Helius Labs CEO Mert Mumtaz warns that AI and formal verification will expose fragile crypto protocols. Here is what that means for project due diligence.
The CEO of Solana infrastructure firm Helius Labs has warned that the crypto industry is heading into a security reckoning where artificial intelligence and stronger software verification tools will expose projects built on weak foundations.
Mert Mumtaz said in a series of posts on X that many crypto protocols are like "straw houses" – they appear functional under normal conditions but cannot withstand serious stress.

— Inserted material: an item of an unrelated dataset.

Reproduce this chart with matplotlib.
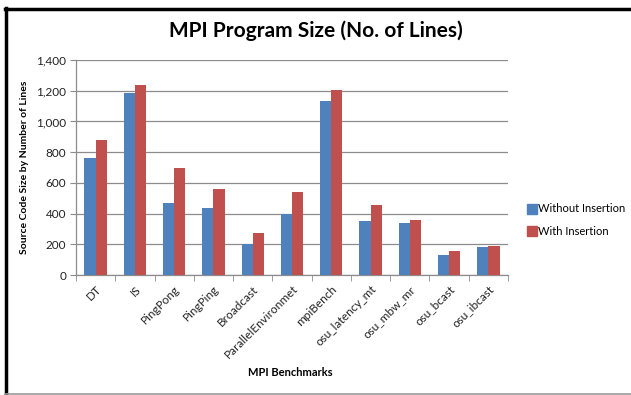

The rising capability of AI agents to find vulnerabilities, combined with the adoption of formal verification methods, means teams that skip rigorous engineering will face a reckoning.
Formal verification is a mathematical technique that proves a piece of software behaves exactly as intended for all possible inputs. It is standard in aerospace, defence and high-frequency trading but rare in crypto. Most projects rely on bug bounties, manual audits or fuzz testing, which catch known patterns but miss edge cases. AI-driven tooling accelerates both the discovery of exploits and the ability to verify code at scale.
Mumtaz argued that the industry has tolerated sloppy code because the economic incentives have favoured speed over reliability. That trade-off is closing. AI agents can now parse smart-contract bytecode, locate reentrancy vectors and simulate attack paths faster than human auditors. A single AI-audited report can surface vulnerabilities a team of manual reviewers might miss over weeks.
The "straw houses" problem is not limited to small projects. Mumtaz pointed to high-profile hacks on protocols that had been audited multiple times. The audits gave users false confidence, he said, because they checked for known flaws rather than proving the absence of flaws. Formal verification does not eliminate all risk – it requires a precise specification of what the code should do – but it raises the bar for what counts as secure.
Crypto investors have a limited set of signals to judge security. A list of audit firms on a project's site says little about the depth of the review. Mumtaz's framing suggests a better question: is the team using formal verification tools, and if not, why not? Teams that treat security as a checkbox will look increasingly exposed as AI-driven analysis becomes standard.
The warning comes at a time when institutional capital is flowing back into crypto after the 2022-2023 bear market. Mumtaz noted that larger allocators already demand higher software standards. As more of them enter, the gap between infrastructure-grade protocols and speculation-grade contracts will widen.
None of this means the industry collapses. It means the projects that survive will be the ones built with the same rigor expected in traditional finance. The rest will be the straw houses that fall.
Mumtaz did not name specific tokens or teams in his posts. His point was structural: the technology that made crypto accessible also made it fragile. AI is now making that fragility visible.